I also find the concept of spiritual warfare very interesting. As Bauman explains it, if pulled off correctly it will add a new level of strategy to the game. Powerfully spirited units will be able to quickly convert well-armed bad guys. Conversely, the very spiritual characters tend to move slower and are very bad at physical combat so they can be sniped by soldiers.

There's no way for me to say if this game, taken outside of its bible-thumping, is fun. I've always believed that you can't review an RTS without spending a considerable amount of time with it. This genre is all about careful balance and nuance. But from what I saw, the game offers decent graphics, but may be a bit too shallow to fully engage hard-core strategy gamers.

While I think the mechanics are interesting, this is one of those games, like most RTS, that will live or die online.

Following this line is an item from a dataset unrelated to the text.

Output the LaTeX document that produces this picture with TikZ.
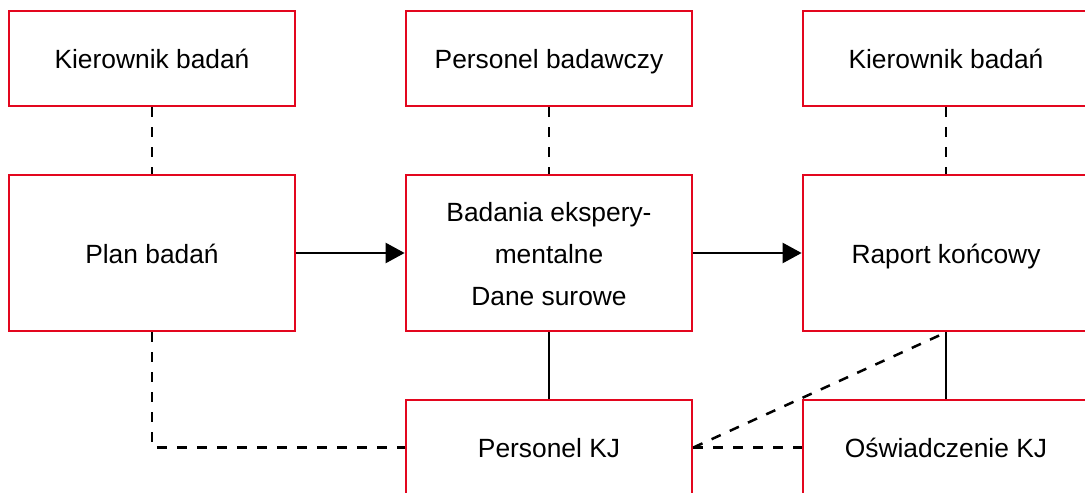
\documentclass[tikz,border=0pt]{standalone}
\usepackage{fontspec}
\setmainfont{Liberation Sans}
\usepackage{tikz}
\usetikzlibrary{arrows.meta, positioning}
\definecolor{boxred}{RGB}{227, 6, 30}

\begin{document}
\begin{tikzpicture}[line join=miter, >={Triangle[length=0.38cm,width=0.4cm]}, font=\fontsize{15}{23.8}\selectfont]
	\tikzset{box/.style={draw=boxred, line width=0.055cm, minimum width=5.72cm, minimum height=1.9cm, align=center, inner sep=0pt, text height=4.8mm, text depth=0.6mm},
		tallbox/.style={box, minimum height=3.12cm},
		link/.style={line width=0.05cm},
		dashlink/.style={link, dash pattern=on 0.2cm off 0.2cm}}
	\useasboundingbox (0,0) rectangle (21.7,9.84);
	
	% people on top
	\node[box] (lead1) at (3.04,8.67) {Kierownik badań};
	\node[box] (crew) at (10.98,8.67) {Personel badawczy};
	\node[box] (lead2) at (18.92,8.67) {Kierownik badań};
	
	% main steps
	\node[tallbox] (plan) at (3.04,4.78) {Plan badań};
	\node[tallbox, text height=21.4mm, text depth=0.4mm] (tests) at (10.98,4.78) {Badania ekspery-\\mentalne\\Dane surowe};
	\node[tallbox] (report) at (18.92,4.78) {Raport końcowy};
	
	% quality unit
	\node[box] (staff) at (10.98,0.89) {Personel KJ};
	\node[box] (statement) at (18.92,0.89) {Oświadczenie KJ};
	
	\draw[dashlink] (lead1) -- (plan);
	\draw[dashlink] (crew) -- (tests);
	\draw[dashlink] (lead2) -- (report);
	\draw[link,->] (plan) -- (tests);
	\draw[link,->] (tests) -- (report);
	\draw[link] (tests) -- (staff);
	\draw[link] (report) -- (statement);
	\draw[dashlink] (plan.south) |- (staff.west);
	\draw[dashlink] (staff.east) -- (statement.west);
	\draw[dashlink] (staff.east) -- (report.south);

\end{tikzpicture}
\end{document}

It's only in the online portion of the game, which supports up to eight players, that you can play the bad guys and it is online where people will spend most of their time with the game, Bauman says.

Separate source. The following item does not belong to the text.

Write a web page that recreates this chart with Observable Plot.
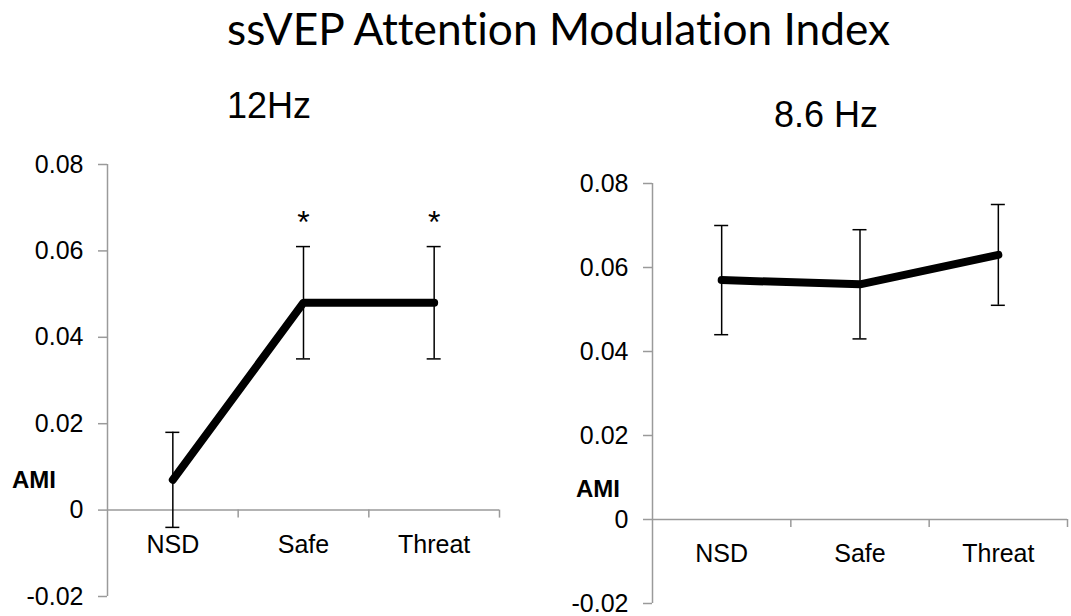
<!DOCTYPE html>
<html>
<head>
<meta charset="utf-8">
<script src="https://cdn.jsdelivr.net/npm/d3@7"></script>
<script src="https://cdn.jsdelivr.net/npm/@observablehq/plot@0.6"></script>
<style>
  html, body { margin: 0; padding: 0; background: #fff; }
  #root { position: relative; width: 1071px; height: 616px; overflow: hidden; background: #fff; }
  #root > * { position: absolute; }
  text { font-variant-ligatures: none; }
</style>
</head>
<body>
<div id="root"></div>
<script>
// ---- data ----
const title = "ssVEP Attention Modulation Index";
const panelTitles = ["12Hz", "8.6 Hz"];
const categories = ["NSD", "Safe", "Threat"];
const ami12 = [0.007, 0.048, 0.048];
const err12 = [0.011, 0.013, 0.013];
const sig12 = ["", "*", "*"];
const ami86 = [0.057, 0.056, 0.063];
const err86 = [0.013, 0.013, 0.012];
const sig86 = ["", "", ""];
const yTicks = [-0.02, 0, 0.02, 0.04, 0.06, 0.08];
const yLabel = "AMI";

const axisColor = "#9a9a9a";
const font = "'Liberation Sans', Arial, sans-serif";
const fmt = d => d === 0 ? "0" : d.toFixed(2);

function panel({values, errs, sig, width, marginLeft, marginRight, marginTop, marginBottom, labelDy}) {
  const rows = categories.map((c, i) => ({c, pos: i + 0.5, v: values[i], e: errs[i], s: sig[i]}));
  return Plot.plot({
    width, height: 616,
    marginLeft, marginRight, marginTop, marginBottom,
    style: {fontFamily: font, background: "transparent", overflow: "visible", color: "black"},
    x: {domain: [0, categories.length], axis: null},
    y: {domain: [yTicks[0], yTicks[yTicks.length - 1]]},
    marks: [
      Plot.ruleX([0], {stroke: axisColor, strokeWidth: 1.5}),
      Plot.ruleY([0], {stroke: axisColor, strokeWidth: 1.5}),
      Plot.axisY({ticks: yTicks, tickSize: 9, tickPadding: 15, tickFormat: fmt, fontSize: 25,
                  stroke: axisColor, strokeWidth: 1.5, fill: "black", label: null}),
      Plot.ruleX(d3.range(1, categories.length + 1), {x: d => d, y1: () => 0, y2: () => 0, insetBottom: -8,
                  stroke: axisColor, strokeWidth: 1.5}),
      Plot.text(rows, {x: "pos", y: () => 0, text: "c", dy: labelDy, fontSize: 25, fill: "black"}),
      Plot.ruleX(rows, {x: "pos", y1: d => d.v - d.e, y2: d => d.v + d.e, stroke: "black", strokeWidth: 1.5}),
      Plot.ruleY(rows, {y: d => d.v + d.e, x1: "pos", x2: "pos", insetLeft: -7, insetRight: -7, stroke: "black", strokeWidth: 1.5}),
      Plot.ruleY(rows, {y: d => d.v - d.e, x1: "pos", x2: "pos", insetLeft: -7, insetRight: -7, stroke: "black", strokeWidth: 1.5}),
      Plot.line(rows, {x: "pos", y: "v", stroke: "black", strokeWidth: 8, strokeLinecap: "round", strokeLinejoin: "round"}),
      Plot.text(rows.filter(d => d.s), {x: "pos", y: d => d.v + d.e, text: "s", lineAnchor: "bottom", dy: -14, fontSize: 32, fill: "black"})
    ]
  });
}

const root = document.getElementById("root");

const left = panel({values: ami12, errs: err12, sig: sig12, width: 530,
  marginLeft: 107, marginRight: 31, marginTop: 164, marginBottom: 20, labelDy: 35});
left.style.left = "0px"; left.style.top = "0px";
root.appendChild(left);

const right = panel({values: ami86, errs: err86, sig: sig86, width: 531,
  marginLeft: 112, marginRight: 4, marginTop: 183, marginBottom: 13, labelDy: 34});
right.style.left = "540px"; right.style.top = "0px";
root.appendChild(right);

// overlay texts (title, panel titles, axis labels)
const ctx = document.createElement("canvas").getContext("2d");
ctx.font = "100px Lato";
const titleSize = 100 * 666 / ctx.measureText(title).width;

const svg = d3.create("svg").attr("width", 1071).attr("height", 616)
  .style("left", "0px").style("top", "0px").style("pointer-events", "none");
svg.append("text").attr("x", 227).attr("y", 45).attr("font-family", "Lato, sans-serif")
  .attr("font-size", titleSize).attr("fill", "black").text(title);
svg.append("text").attr("x", 227).attr("y", 118).attr("font-family", font)
  .attr("font-size", 36).attr("fill", "black").text(panelTitles[0]);
svg.append("text").attr("x", 774).attr("y", 127).attr("font-family", font)
  .attr("font-size", 36).attr("fill", "black").text(panelTitles[1]);
svg.append("text").attr("x", 12).attr("y", 488).attr("font-family", font).attr("font-weight", "bold")
  .attr("font-size", 24).attr("fill", "black").text(yLabel);
svg.append("text").attr("x", 576).attr("y", 496.5).attr("font-family", font).attr("font-weight", "bold")
  .attr("font-size", 24).attr("fill", "black").text(yLabel);
root.appendChild(svg.node());
</script>
</body>
</html>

I also talked to Bauman and Jeffrey Frichner, president of the developer, about some of the deeper implications of the game. I applaud the effort of any game designer to inject deeper meaning in a game, but at the same time it's easy to wonder just what sort of messages they will include.

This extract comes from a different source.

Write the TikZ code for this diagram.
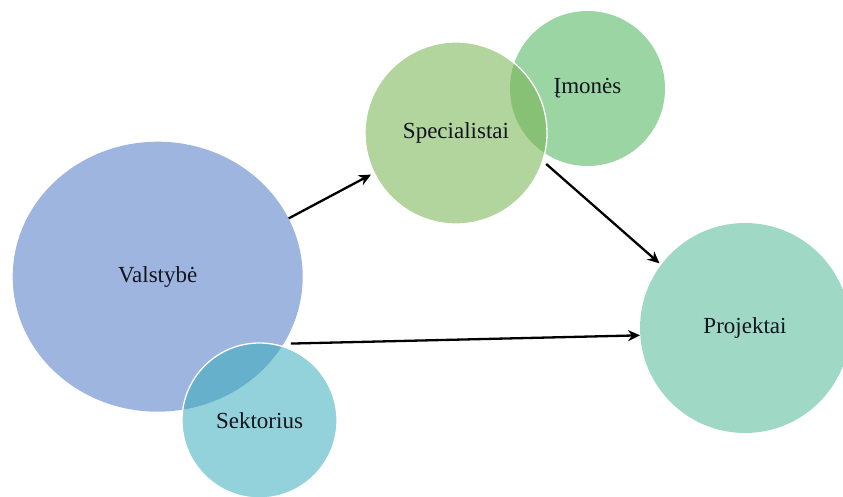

Bauman says the goal of the game is threefold: To entertain, to get people to think about God and to get people to talk about God. The game, which has plenty of death, but no blood, is geared toward gamers 13 to 34, he said, adding that pre-sales at stores like Gamestop have been "good." (The game is shipping with a number of different SKUs. Some will include a free bible, others a free copy of the first book and still others cheat codes.)

I asked them how they choose who to classify as the "bad guys" of the game, while writing their back stories. Did they have "bad" characters with back stories that described the person as being gay or maybe having had an abortion?

Bauman said no, they didn't.

The idea, he said, was to develop archetypes that people could identify with. I had him click on a bad guy I selected randomly in the game. Reading through the five or six paragraph-long life story, the guy came off as a workaholic who just didn't have time for religion. His faith story described how he joined the Global Community Peacekeepers. The guy saw the group as a movement that hoped to bring peace to the world through unification and just wanted to start out with them on the ground floor.

Bauman said that most of the "bad guy" life stories were that innocuous.

While the game has a very obvious message it's pushing, the version I saw didn't really beat your over the head with it. The only scripture in the game comes in the form of occasional power-ups. You find a scroll, read a line of scripture and an angel appears to bestow increased spirituality or some other buff.

Between each mission there is also a page that pops up with a Christian message and some Christian music. The one I saw talked about the second-coming and how it's real. The screen does have a button on it that lets you skip right back to gameplay.

Both Frichner and Bauman say they see video games as a new vehicle, a newly discovered art form that can be used to spread their particular message. It's funny hearing a group, often associated with being anti-games, defending video games the same way companies like Electronic Arts and Ubisoft have been doing for years.

This is the sort of game that players need to embrace, not for the message or even for the gameplay, but because it helps evelop the detractors which is the obvious and inevitable outcome to any new media cultural backlash.